Implementation risk management should focus on the issues most likely to disrupt operations: incomplete master data, weak local testing, undertrained approvers, unresolved tax configuration, integration latency, and unclear support handoffs between global and regional teams. These risks should be tracked in a governance forum that links technical status to business readiness, rather than buried in a project log.
Operational continuity planning is especially important for quarter-end close, payroll dependencies, customer invoicing, and supplier payments. If a new entity cannot execute these processes reliably in the first weeks after go-live, confidence in the broader modernization program declines quickly. Hypercare should therefore be structured around business-critical outcomes, with daily visibility into transaction throughput, exception queues, and unresolved defects.

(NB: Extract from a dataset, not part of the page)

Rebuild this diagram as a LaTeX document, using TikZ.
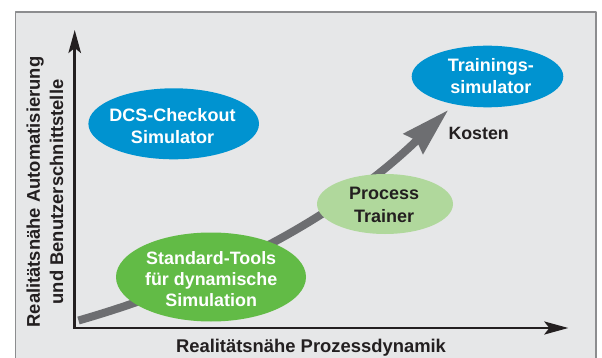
\documentclass[tikz,border=0pt]{standalone}
\usepackage{fontspec}
\setmainfont{Liberation Sans}
\usepackage{xcolor}
\usetikzlibrary{arrows.meta}
\usetikzlibrary{shapes.geometric}
\definecolor{bgfill}{HTML}{E6E7E8}
\definecolor{bgframe}{HTML}{8C8D8F}
\definecolor{axisblack}{HTML}{231F20}
\definecolor{dcsblue}{HTML}{0093D0}
\definecolor{stdgreen}{HTML}{62BB46}
\definecolor{ptgreen}{HTML}{B0D89C}
\definecolor{costgray}{HTML}{6D6E71}

\begin{document}
\begin{tikzpicture}[line cap=round,line join=round,x=1pt,y=-1pt,
  blob/.style={ellipse,inner sep=0pt,draw=none},
  blobtext/.style={align=center,inner sep=0pt,font=\fontsize{18}{22.3}\selectfont\bfseries},
  axislabel/.style={align=center,inner sep=0pt,text=axisblack,font=\fontsize{18.4}{23.3}\selectfont\bfseries}]
\useasboundingbox (0,0) rectangle (602,358);
\fill [bgfill] (15.5,12) rectangle (596,358);
\draw [bgframe,line width=1.2pt,line cap=butt] (15.5,358) |- (596,12) -- (596,358);
\coordinate (o) at (74.7,328);
\coordinate (ytip) at (74.7,30);
\coordinate (xtip) at (568.3,328);
\draw [axisblack,line width=2.6pt,line cap=butt,line join=miter,{Stealth[length=23pt,width=12.5pt,inset=5pt]}-{Stealth[length=24pt,width=13pt,inset=5pt]}] (ytip) -- (o) -- (xtip);
\coordinate (kstart) at (78.5,320.5);
\coordinate (kend) at (448.3,110);
\draw [costgray,line width=8pt,line cap=butt,-{Stealth[length=48pt,width=27pt,inset=4pt]}] (kstart) .. controls +(-16:150) and +(136:150) .. (kend);
\node [blob,fill=dcsblue,minimum width=170.6pt,minimum height=71pt] (dcs) at (173.7,123.8) {};
\node [blobtext,text=white] (dcstext) at (172.5,126.4) {DCS-Checkout\\Simulator};
\node [blob,fill=dcsblue,minimum width=151.6pt,minimum height=61.6pt] (train) at (487.5,76.5) {};
\node [blobtext,text=white] (traintext) at (490.8,75.8) {Trainings-\\simulator};
\node [blob,fill=ptgreen,minimum width=136pt,minimum height=60pt] (pt) at (385,204) {};
\node [blobtext,text=axisblack,font=\fontsize{18}{23.3}\selectfont\bfseries] (pttext) at (384.2,204.6) {Process\\Trainer};
\node [blob,fill=stdgreen,minimum width=190pt,minimum height=89pt] (std) at (211,277) {};
\node [blobtext,text=white,font=\fontsize{17.9}{21}\selectfont\bfseries] (stdtext) at (211.2,278.7) {Standard-Tools\\für dynamische\\Simulation};
\node [axislabel,anchor=base west,font=\fontsize{17.8}{23}\selectfont\bfseries] (kosten) at (448.3,140) {Kosten};
\node [axislabel,anchor=base] (xlabel) at (311,352.7) {Realitätsnähe Prozessdynamik};
\node [axislabel,rotate=90] (ylabel) at (45,192) {Realitätsnähe Automatisierung\\und Benutzerschnittstelle};
\end{tikzpicture}
\end{document}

Executive recommendations for SaaS ERP rollout planning at scale
Executives should treat SaaS ERP rollout planning as a capability-building exercise for enterprise scalability. The target state is not merely a live platform in more countries. It is a governed operating model that can absorb future entities, acquisitions, and process changes without restarting the transformation each time.
The most effective programs establish a global template early, invest in process ownership, align cloud migration sequencing with business expansion priorities, and fund adoption as a core workstream rather than a downstream activity. They also use implementation observability to monitor whether the rollout is actually improving close performance, procurement compliance, reporting consistency, and support efficiency across entities.
For organizations pursuing aggressive international growth, the strategic advantage of SaaS ERP lies in repeatable deployment orchestration. With the right governance, modernization lifecycle management, and organizational enablement systems, each new entity becomes easier to onboard, easier to control, and easier to integrate into connected enterprise operations. That is the real value of ERP implementation done at enterprise scale.